Om Sweet Om

What behind the "OM" we love to chant in yoga

A recent visitor to the studio asked what was the significance of the number “30” which seemed to appear in a number of places on the walls of our studio.  It took us a few moments to realise that what she was referring to were the various “Om” symbols that adorn our walls, and occasionally our clothes.


When we explained what it was – that this is the ancient Sanskrit symbol for the sound “Om” – she asked the obvious follow up … so what is the significance of that in yoga?  


Widely used to represent yoga in the West, almost as a brand statement, and often chanted at the beginning and end of yoga classes, the sound Om – pronounced and sometimes written as AUM - is one of the oldest aspects of yoga practice and of Hindu philosophy.   Whilst not in itself a religious concept, it has cousins in other traditions, for example the word “Amen” used in various religions.


The use of the “sacred sound” within Vedic ritual pre-dates many written texts, first appearing in written form in ancient Indian philosophical texts, the Upanishads, between 2 and 3 millennia ago.  Later on it formed part of the Classical Yoga canon, with Patanjali identifying it in the Yoga Sutras (dated around 200-300 AD) as the sound upon which one should start to meditate.

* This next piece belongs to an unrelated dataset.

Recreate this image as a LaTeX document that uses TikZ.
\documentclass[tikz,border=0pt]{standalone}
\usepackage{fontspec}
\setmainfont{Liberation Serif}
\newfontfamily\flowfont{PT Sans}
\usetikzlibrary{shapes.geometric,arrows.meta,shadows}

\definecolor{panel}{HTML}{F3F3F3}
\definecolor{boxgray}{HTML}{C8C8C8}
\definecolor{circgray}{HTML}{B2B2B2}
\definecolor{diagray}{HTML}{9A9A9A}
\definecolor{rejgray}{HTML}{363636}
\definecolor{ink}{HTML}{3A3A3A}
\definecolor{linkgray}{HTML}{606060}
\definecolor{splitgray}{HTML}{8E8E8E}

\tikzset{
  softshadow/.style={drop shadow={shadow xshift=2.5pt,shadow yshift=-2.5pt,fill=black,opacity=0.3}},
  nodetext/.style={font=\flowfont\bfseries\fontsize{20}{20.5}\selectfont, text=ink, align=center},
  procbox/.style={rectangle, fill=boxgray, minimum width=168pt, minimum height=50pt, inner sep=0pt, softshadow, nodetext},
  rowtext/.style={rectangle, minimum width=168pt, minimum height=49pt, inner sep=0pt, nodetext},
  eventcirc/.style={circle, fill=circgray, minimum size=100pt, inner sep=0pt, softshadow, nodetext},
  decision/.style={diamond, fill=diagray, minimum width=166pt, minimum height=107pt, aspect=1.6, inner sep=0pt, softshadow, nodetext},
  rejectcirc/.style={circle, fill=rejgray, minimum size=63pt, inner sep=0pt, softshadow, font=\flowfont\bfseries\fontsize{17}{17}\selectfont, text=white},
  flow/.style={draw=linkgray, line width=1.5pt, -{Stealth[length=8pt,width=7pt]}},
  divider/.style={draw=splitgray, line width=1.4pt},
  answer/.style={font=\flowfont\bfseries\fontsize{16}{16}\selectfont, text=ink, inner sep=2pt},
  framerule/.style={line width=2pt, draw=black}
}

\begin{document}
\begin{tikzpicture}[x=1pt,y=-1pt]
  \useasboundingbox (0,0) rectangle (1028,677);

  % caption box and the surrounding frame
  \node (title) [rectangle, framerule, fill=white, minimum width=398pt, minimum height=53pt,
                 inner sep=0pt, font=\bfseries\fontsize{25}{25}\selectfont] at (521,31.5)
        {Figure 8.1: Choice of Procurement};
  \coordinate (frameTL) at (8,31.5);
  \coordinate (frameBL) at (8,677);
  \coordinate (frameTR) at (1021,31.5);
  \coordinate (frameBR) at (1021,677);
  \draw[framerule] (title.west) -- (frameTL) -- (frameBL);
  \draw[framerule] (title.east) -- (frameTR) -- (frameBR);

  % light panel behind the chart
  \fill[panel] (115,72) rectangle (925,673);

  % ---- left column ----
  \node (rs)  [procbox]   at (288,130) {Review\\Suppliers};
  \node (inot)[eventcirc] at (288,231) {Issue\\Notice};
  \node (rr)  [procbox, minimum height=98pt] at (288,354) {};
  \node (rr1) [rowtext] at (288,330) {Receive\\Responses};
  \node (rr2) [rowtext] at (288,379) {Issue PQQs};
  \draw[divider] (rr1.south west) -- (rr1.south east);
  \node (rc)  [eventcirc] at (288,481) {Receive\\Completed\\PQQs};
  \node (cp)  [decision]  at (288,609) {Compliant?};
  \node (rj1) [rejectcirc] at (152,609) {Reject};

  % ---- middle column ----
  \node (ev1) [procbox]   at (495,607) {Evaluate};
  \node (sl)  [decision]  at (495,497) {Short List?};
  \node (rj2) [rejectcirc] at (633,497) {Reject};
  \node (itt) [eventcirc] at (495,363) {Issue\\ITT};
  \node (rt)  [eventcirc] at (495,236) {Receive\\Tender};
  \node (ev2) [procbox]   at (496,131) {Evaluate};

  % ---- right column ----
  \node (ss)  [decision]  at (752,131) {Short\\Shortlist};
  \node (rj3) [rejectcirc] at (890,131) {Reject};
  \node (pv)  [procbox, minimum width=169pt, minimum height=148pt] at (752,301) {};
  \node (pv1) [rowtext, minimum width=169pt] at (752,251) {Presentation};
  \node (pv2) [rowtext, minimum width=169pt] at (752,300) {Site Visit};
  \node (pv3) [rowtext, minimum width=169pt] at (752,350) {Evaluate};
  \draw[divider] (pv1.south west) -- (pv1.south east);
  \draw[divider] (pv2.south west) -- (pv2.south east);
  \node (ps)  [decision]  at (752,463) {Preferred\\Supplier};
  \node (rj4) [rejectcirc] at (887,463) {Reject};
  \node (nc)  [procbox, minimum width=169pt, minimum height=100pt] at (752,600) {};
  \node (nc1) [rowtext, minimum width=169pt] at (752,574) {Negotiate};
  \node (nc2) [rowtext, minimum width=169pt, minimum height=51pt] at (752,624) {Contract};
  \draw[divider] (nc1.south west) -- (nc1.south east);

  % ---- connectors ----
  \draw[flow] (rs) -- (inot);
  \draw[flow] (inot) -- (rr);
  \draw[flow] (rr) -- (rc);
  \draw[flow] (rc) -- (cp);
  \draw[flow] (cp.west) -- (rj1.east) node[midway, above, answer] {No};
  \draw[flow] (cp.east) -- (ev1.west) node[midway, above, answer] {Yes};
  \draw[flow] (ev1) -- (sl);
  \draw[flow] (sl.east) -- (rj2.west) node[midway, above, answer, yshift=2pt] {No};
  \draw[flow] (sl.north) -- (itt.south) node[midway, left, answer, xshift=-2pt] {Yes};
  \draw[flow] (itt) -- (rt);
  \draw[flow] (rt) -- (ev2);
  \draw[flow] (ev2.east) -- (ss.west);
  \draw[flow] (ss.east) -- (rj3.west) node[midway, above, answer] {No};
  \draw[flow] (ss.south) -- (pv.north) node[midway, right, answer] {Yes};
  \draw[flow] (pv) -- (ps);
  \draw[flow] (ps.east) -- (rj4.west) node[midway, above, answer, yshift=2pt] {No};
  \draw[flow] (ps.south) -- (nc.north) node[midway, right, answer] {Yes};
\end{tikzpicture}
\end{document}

It is easy to see how the sound originates – if you open your mouth and simply make a sound (without moving your lips or forming your tongue) then the sound that emerges is “Aaahhh…”.  Rounding the lips produces the “oooo…” and bringing the lips together the “…mmm”.  We can sense then that “Om” was not invented by anybody, but just occurred as the most natural of sounds to both create and hear.

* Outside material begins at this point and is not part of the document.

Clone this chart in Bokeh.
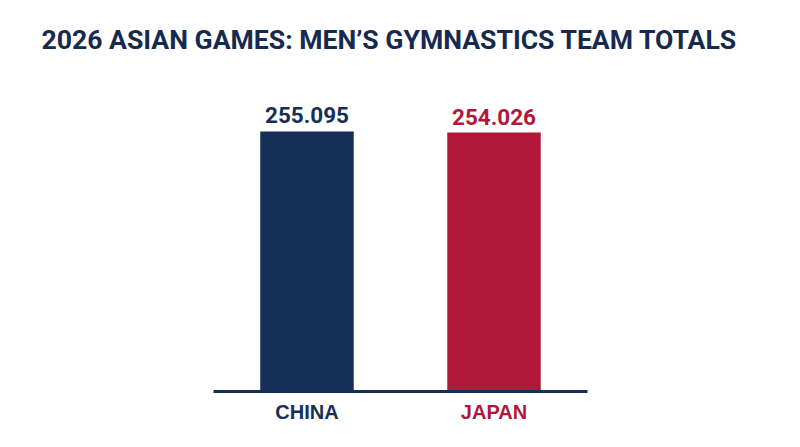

As well as hearing the sound, however, we can also sense the vibration that it creates in the body, typically with the “Aaaa” sound vibrating in the heart area, the “ooo” vibration within the throat and mouth, and the “mmmm”  being felt behind the eyes as we close the lips.


The Mandukya Upanishad, reputedly written sometime between the fourth century BC and the second century AD, says that AUM in fact splits into four constituent parts –the sounds A, U, and M and the vibration that continues after the sound ceases.  This Upanishad goes on to say:


“Om stands for the supreme Reality. It is a symbol for what was, what is, and what shall be. Om represents also what lies beyond past, present and future.”

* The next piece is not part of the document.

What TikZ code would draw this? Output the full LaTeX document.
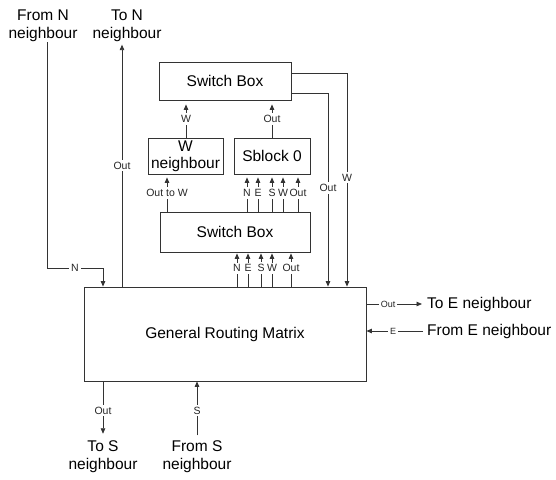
\documentclass[tikz,border=0pt]{standalone}
\usepackage{fontspec}
\setmainfont{Liberation Sans}
\usetikzlibrary{arrows.meta}
\begin{document}
\begin{tikzpicture}[x=1pt,y=-1pt,
  box/.style={draw=black!80, line width=0.8pt, font=\fontsize{15.5}{18}\selectfont, inner sep=1pt, align=center},
  txt/.style={font=\fontsize{15.5}{18}\selectfont, align=center, inner sep=0pt},
  lbl/.style={fill=white, inner sep=2pt, font=\fontsize{10.5}{12}\selectfont, text=black!85},
  slbl/.style={lbl, font=\fontsize{9}{10}\selectfont},
  wire/.style={draw=black!80, line width=0.8pt},
  arr/.style={wire, -{Triangle[length=5.5pt,width=4.5pt]}}]
\useasboundingbox (0,0) rectangle (556,479);

% boxes
\node[box, minimum width=132pt, minimum height=38pt] (sbtop) at (225,81) {Switch Box};
\node[box, minimum width=75pt, minimum height=36pt] (wn) at (185.5,156) {W\\[-1pt]neighbour};
\node[box, minimum width=76pt, minimum height=36pt] (sbl) at (272,156) {Sblock 0};
\node[box, minimum width=150pt, minimum height=40pt] (sbmid) at (235,232) {Switch Box};
\node[box, minimum width=282pt, minimum height=94pt] (grm) at (225,334) {General Routing Matrix};

% outside texts
\node[txt] (fromN) at (43,26) {From N\\neighbour};
\node[txt] (toN) at (127,26) {To N\\neighbour};
\node[txt] (toS) at (103,457) {To S\\neighbour};
\node[txt] (fromS) at (197,457) {From S\\neighbour};
\node[txt, anchor=west] (toE) at (427,304) {To E neighbour};
\node[txt, anchor=west] (fromE) at (427,331) {From E neighbour};

% helper coordinates
\coordinate (xNin) at (47,0);
\coordinate (nC1) at (47,268);
\coordinate (nC2) at (103,268);
\coordinate (xNout) at (122,0);
\coordinate (xOW) at (167,0);
\coordinate (xWu) at (186,0);
\coordinate (xOu) at (272,0);
\coordinate (xRO) at (328,0);
\coordinate (xRW) at (347,0);
\coordinate (yRW) at (0,73);
\coordinate (yRO) at (0,93);
\coordinate (yToE) at (0,304);
\coordinate (yFromE) at (0,331);
\coordinate (xS1) at (103,0);
\coordinate (xS2) at (197,0);

% From N
\draw[arr] (xNin |- fromN.south) -- (nC1) -- node[lbl]{N} (nC2) -- (nC2 |- grm.north);
% To N
\draw[arr, shorten >=2.5pt] (xNout |- grm.north) -- node[lbl, pos=0.495]{Out} (xNout |- toN.south);

% Switch box (middle) to Sblock inputs
\foreach \x/\l in {247/N,258/E,272/S,283/W,298/Out}{
  \coordinate (cc) at (\x,0);
  \draw[arr, shorten >=3pt] (cc |- sbmid.north) -- node[lbl, inner xsep=1pt]{\l} (cc |- sbl.south);
}
% Out to W
\draw[arr, shorten >=3pt] (xOW |- sbmid.north) -- node[lbl]{Out to W} (xOW |- wn.south);
% W and Out up to top switch box
\draw[arr, shorten >=4pt] (xWu |- wn.north) -- node[lbl]{W} (xWu |- sbtop.south);
\draw[arr, shorten >=4pt] (xOu |- sbl.north) -- node[lbl]{Out} (xOu |- sbtop.south);

% GRM to middle switch box
\foreach \x/\l in {237/N,248/E,261/S,272/W,291/Out}{
  \coordinate (cd) at (\x,0);
  \draw[arr, shorten >=1pt] (cd |- grm.north) -- node[lbl, inner xsep=1pt, pos=0.54]{\l} (cd |- sbmid.south);
}

% Right lines from top switch box to GRM
\draw[arr] (sbtop.east |- yRW) -| node[lbl, pos=0.745]{W} (xRW |- grm.north);
\draw[arr] (sbtop.east |- yRO) -| node[lbl, pos=0.745]{Out} (xRO |- grm.north);

% East side
\draw[arr, shorten >=5pt] (grm.east |- yToE) -- node[slbl, pos=0.36]{Out} (toE.west);
\draw[arr, shorten <=4pt] (fromE.west) -- node[slbl, pos=0.56]{E} (grm.east |- yFromE);

% South side
\draw[arr, shorten >=7pt] (xS1 |- grm.south) -- node[lbl, pos=0.49]{Out} (xS1 |- toS.north);
\draw[arr, shorten <=5.5pt] (xS2 |- fromS.north) -- node[lbl, pos=0.51]{S} (xS2 |- grm.south);
\end{tikzpicture}
\end{document}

Experiencing and reflecting on the sound, then, is felt to create a very direct connection with the universe in which we form a part, and the beginning, middle and end of that existence.  The un-sounded fourth aspect of the chant – the ongoing vibration – could be said to represent the fact that existence has no beginning and no end, but is always there; in a modern scientific context, we can see the parallel in the never-ending vibration within the atoms that make up the whole of existence, from the stars to the very building blocks of life.


Chanting “Om”  (indeed chanting anything) is not for everyone and so if you are in a class and a chant is suggested, then you should always feel free to just listen, or perhaps make the sound in your mind and not out loud. The sound is, nonetheless very calming and is open to everyone to enjoy in whatever way works for them, as it has been for a very long time.